SET TASK: Reproduce exactly only the lines from the line that holds "Generate a web" to the line that holds "const y = d3.scaleLinear().domain([0,100]).range([432,126]);", inclusive, in the listing below, and please leave out every picture.

LISTING:
----
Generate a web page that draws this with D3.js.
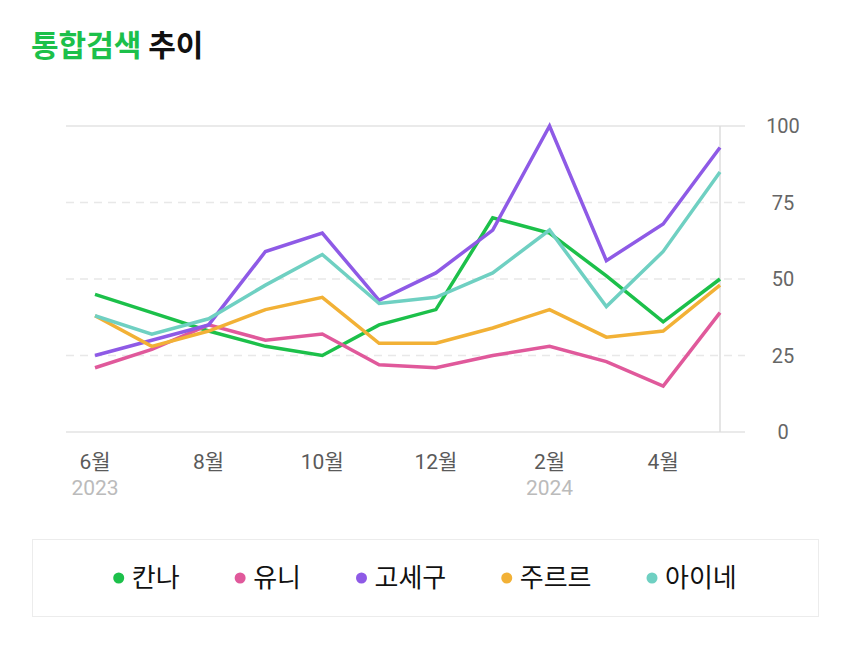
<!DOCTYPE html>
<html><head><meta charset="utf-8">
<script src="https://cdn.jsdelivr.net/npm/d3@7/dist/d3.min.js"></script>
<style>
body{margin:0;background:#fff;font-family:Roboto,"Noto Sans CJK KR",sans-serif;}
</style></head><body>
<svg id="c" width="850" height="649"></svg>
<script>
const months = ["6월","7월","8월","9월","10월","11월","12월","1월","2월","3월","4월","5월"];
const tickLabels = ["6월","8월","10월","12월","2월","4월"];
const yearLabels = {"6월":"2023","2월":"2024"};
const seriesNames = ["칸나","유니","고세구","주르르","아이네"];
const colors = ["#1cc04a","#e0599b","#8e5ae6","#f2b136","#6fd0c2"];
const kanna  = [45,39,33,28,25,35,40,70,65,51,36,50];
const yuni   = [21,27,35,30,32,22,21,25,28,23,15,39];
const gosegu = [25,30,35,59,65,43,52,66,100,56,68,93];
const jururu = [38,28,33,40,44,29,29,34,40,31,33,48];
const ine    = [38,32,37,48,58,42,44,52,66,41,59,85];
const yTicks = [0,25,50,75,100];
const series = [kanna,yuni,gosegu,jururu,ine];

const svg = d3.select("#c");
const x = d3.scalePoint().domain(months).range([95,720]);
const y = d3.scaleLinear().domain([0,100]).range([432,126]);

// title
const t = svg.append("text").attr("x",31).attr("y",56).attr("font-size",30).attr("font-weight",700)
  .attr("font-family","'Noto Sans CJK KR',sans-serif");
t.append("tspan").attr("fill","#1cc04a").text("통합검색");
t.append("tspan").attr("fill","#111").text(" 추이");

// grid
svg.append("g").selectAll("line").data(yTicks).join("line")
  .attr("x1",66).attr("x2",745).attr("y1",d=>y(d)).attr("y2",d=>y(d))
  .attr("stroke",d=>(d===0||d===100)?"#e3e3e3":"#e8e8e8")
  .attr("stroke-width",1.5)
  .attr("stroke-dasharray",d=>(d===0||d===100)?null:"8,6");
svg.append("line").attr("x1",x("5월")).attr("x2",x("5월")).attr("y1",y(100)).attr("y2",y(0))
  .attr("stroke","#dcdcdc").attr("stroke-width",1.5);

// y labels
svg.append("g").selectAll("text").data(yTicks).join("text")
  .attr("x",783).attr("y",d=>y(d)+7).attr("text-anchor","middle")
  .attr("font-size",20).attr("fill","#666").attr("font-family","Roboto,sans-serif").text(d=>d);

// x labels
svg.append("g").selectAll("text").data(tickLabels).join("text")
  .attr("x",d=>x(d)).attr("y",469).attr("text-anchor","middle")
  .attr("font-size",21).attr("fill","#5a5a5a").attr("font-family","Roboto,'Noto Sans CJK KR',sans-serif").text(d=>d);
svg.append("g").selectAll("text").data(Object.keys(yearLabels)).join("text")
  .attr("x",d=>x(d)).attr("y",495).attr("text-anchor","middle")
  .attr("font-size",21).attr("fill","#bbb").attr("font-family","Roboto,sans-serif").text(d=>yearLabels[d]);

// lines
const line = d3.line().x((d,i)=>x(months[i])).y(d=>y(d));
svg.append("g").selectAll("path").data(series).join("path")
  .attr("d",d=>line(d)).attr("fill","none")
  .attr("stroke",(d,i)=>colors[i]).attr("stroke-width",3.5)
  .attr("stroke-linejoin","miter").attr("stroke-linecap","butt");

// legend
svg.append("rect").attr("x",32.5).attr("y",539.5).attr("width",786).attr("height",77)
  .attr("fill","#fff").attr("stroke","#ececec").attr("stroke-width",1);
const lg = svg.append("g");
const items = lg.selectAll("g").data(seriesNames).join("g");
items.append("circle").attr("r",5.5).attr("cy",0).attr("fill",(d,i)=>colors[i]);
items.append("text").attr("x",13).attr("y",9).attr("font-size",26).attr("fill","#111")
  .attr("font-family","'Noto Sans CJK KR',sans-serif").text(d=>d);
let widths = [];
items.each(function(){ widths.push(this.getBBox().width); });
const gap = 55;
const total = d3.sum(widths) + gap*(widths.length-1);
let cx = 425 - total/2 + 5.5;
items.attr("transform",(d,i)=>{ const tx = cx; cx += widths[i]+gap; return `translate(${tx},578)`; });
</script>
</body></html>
----
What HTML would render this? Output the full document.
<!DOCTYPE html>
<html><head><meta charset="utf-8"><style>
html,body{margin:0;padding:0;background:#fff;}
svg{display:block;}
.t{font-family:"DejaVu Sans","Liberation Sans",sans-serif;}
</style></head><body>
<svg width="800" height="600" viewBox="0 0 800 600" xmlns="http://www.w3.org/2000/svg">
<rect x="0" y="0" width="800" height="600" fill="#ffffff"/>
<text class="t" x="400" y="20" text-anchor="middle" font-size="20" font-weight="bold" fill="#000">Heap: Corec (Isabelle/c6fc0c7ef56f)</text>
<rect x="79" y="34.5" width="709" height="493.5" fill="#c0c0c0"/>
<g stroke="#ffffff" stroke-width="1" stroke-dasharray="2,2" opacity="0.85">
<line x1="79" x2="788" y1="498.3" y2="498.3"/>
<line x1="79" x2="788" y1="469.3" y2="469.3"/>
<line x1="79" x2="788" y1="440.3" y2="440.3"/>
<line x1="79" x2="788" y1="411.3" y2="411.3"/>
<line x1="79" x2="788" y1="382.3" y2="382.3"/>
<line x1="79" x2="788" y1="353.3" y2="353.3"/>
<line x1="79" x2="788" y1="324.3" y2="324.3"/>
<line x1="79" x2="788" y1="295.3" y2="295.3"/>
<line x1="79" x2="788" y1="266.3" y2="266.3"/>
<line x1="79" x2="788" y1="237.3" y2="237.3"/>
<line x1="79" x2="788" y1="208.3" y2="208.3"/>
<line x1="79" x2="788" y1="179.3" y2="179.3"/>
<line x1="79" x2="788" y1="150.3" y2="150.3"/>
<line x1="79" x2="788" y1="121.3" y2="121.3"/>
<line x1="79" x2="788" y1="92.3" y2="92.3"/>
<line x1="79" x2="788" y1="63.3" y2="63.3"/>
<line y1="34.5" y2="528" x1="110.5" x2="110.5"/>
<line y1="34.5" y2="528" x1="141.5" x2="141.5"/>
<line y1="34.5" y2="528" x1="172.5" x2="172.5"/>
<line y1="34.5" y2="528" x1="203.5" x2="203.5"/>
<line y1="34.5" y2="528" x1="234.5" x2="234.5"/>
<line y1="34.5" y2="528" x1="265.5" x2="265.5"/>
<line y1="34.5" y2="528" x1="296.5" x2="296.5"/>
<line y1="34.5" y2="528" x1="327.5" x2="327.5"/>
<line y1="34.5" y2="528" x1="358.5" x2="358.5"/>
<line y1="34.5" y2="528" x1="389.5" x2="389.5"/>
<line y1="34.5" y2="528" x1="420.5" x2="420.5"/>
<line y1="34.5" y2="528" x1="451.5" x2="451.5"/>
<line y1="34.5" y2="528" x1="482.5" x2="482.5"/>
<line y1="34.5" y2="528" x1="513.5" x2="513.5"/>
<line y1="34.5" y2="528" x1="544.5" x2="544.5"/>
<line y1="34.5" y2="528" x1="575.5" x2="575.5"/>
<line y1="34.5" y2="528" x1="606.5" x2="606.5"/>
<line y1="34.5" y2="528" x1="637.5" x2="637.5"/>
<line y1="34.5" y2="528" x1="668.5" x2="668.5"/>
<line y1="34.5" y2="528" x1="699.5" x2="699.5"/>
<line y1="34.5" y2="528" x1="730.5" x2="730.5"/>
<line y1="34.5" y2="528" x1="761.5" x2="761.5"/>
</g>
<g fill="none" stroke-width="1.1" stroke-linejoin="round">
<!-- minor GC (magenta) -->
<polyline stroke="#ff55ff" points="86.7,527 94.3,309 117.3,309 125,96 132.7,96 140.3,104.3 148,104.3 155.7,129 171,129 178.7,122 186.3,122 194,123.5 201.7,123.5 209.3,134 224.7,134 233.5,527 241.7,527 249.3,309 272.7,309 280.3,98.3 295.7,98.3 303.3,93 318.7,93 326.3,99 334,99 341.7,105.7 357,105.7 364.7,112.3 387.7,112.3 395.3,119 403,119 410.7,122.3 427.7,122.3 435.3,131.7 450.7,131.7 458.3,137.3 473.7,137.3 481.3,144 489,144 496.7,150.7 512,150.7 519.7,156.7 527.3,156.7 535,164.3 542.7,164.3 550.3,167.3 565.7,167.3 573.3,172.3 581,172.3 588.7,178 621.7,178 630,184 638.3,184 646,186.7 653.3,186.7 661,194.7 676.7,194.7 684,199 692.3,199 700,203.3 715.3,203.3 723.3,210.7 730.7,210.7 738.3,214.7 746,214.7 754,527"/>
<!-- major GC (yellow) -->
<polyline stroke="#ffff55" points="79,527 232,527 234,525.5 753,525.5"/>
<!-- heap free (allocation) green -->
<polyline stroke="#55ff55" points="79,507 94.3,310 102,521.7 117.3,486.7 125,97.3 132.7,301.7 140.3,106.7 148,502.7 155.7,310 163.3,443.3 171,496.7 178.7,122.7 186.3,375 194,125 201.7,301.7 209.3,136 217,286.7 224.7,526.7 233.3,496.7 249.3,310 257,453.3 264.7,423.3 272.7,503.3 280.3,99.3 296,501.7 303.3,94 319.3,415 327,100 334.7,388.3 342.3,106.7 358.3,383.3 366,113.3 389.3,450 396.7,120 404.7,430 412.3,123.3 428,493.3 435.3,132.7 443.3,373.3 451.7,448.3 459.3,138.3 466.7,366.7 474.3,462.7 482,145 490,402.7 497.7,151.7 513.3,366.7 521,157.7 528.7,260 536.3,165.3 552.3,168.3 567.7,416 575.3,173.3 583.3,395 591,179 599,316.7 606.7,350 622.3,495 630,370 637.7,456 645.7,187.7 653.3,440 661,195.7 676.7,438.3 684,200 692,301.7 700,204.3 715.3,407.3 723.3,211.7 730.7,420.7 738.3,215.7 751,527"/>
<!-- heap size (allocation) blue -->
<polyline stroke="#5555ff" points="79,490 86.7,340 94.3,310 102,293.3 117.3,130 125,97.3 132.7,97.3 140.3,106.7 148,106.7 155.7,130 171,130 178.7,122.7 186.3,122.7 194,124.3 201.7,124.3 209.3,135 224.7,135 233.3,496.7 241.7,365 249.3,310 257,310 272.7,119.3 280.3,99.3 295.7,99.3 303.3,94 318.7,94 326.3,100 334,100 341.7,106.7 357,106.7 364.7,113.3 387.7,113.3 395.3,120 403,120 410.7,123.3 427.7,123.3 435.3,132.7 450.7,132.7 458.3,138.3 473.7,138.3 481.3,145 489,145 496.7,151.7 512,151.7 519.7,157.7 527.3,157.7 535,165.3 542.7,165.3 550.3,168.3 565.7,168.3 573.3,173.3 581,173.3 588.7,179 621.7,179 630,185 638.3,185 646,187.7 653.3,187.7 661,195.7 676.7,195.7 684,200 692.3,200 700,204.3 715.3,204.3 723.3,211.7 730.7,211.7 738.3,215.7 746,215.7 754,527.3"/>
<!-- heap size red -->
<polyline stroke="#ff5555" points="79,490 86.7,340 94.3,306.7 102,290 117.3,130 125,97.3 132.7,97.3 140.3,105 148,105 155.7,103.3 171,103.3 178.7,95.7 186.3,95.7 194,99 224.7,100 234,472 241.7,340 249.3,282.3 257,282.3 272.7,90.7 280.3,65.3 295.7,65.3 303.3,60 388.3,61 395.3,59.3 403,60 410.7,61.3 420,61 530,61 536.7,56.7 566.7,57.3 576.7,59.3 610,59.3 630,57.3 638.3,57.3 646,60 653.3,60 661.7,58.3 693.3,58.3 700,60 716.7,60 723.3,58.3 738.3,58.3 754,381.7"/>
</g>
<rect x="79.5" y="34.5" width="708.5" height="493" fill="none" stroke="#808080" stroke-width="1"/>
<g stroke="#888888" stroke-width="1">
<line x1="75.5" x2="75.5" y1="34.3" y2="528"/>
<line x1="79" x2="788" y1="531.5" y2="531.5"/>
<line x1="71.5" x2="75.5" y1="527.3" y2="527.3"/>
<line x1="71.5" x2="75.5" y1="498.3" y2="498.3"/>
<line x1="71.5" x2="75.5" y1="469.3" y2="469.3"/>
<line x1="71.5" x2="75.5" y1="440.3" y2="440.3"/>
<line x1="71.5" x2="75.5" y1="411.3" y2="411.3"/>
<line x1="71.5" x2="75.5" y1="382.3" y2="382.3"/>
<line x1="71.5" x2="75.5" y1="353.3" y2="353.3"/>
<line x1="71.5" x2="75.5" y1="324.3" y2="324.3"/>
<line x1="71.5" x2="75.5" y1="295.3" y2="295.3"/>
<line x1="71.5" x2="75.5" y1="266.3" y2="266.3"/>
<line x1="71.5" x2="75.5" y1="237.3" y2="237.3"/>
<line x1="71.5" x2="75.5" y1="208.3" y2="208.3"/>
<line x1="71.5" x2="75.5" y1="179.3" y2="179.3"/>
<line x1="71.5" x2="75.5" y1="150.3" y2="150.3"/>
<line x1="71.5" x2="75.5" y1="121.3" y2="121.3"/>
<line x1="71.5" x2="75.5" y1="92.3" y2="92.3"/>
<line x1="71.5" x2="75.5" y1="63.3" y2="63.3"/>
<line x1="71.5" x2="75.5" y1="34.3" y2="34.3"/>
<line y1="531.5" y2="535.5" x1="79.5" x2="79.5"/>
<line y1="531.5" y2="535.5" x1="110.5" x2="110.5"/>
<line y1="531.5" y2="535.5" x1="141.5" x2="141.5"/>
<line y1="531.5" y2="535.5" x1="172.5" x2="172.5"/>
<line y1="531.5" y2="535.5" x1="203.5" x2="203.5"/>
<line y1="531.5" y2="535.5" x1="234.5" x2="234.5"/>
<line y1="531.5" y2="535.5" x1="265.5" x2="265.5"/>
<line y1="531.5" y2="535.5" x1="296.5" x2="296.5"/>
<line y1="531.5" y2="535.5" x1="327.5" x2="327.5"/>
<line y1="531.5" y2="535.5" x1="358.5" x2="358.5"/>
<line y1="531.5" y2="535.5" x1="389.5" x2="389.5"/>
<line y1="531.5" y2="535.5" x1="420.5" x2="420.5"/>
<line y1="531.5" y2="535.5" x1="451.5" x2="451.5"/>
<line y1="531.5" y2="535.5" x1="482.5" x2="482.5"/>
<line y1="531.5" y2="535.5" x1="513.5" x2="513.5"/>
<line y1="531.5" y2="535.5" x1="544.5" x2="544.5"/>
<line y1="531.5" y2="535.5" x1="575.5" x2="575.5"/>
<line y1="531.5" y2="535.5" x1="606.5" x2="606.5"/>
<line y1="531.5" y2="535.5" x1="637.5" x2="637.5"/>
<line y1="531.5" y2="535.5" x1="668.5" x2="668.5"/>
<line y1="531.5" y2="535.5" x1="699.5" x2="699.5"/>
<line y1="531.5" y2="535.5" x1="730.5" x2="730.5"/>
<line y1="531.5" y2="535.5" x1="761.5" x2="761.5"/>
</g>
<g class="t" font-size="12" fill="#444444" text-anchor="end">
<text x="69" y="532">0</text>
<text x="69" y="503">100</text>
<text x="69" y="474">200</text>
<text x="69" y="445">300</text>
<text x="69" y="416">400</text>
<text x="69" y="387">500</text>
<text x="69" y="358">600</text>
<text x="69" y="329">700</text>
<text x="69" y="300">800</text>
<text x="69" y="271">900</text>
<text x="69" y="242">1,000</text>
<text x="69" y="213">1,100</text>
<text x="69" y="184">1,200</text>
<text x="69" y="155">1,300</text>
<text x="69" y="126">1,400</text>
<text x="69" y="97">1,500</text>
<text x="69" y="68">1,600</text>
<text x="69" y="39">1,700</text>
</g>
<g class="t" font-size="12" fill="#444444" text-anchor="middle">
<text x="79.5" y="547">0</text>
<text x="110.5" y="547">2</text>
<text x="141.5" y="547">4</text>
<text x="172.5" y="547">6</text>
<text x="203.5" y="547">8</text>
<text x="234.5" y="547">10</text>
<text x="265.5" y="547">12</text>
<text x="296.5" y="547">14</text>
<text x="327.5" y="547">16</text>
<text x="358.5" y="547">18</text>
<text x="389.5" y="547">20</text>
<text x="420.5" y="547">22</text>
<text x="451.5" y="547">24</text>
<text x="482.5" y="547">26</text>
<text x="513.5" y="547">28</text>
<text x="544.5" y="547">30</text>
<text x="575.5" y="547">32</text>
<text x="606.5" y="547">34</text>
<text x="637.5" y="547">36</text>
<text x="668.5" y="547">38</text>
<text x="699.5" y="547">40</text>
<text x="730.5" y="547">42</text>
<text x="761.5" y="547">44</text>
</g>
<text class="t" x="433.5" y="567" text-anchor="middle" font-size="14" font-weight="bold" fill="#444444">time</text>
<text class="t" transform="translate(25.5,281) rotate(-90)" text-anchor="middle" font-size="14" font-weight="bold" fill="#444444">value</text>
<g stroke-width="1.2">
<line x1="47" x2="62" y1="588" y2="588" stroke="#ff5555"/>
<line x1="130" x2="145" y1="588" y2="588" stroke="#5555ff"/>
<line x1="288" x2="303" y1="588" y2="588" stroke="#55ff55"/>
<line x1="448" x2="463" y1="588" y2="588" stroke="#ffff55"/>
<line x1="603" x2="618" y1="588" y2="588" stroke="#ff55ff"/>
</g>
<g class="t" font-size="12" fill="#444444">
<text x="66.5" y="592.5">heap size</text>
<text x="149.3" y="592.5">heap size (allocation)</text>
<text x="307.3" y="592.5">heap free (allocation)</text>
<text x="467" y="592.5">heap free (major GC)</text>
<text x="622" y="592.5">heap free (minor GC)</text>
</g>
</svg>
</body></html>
----
TASK RESPONSE:
Generate a web page that draws this with D3.js.
<!DOCTYPE html>
<html><head><meta charset="utf-8">
<script src="https://cdn.jsdelivr.net/npm/d3@7/dist/d3.min.js"></script>
<style>
body{margin:0;background:#fff;font-family:Roboto,"Noto Sans CJK KR",sans-serif;}
</style></head><body>
<svg id="c" width="850" height="649"></svg>
<script>
const months = ["6월","7월","8월","9월","10월","11월","12월","1월","2월","3월","4월","5월"];
const tickLabels = ["6월","8월","10월","12월","2월","4월"];
const yearLabels = {"6월":"2023","2월":"2024"};
const seriesNames = ["칸나","유니","고세구","주르르","아이네"];
const colors = ["#1cc04a","#e0599b","#8e5ae6","#f2b136","#6fd0c2"];
const kanna  = [45,39,33,28,25,35,40,70,65,51,36,50];
const yuni   = [21,27,35,30,32,22,21,25,28,23,15,39];
const gosegu = [25,30,35,59,65,43,52,66,100,56,68,93];
const jururu = [38,28,33,40,44,29,29,34,40,31,33,48];
const ine    = [38,32,37,48,58,42,44,52,66,41,59,85];
const yTicks = [0,25,50,75,100];
const series = [kanna,yuni,gosegu,jururu,ine];

const svg = d3.select("#c");
const x = d3.scalePoint().domain(months).range([95,720]);
const y = d3.scaleLinear().domain([0,100]).range([432,126]);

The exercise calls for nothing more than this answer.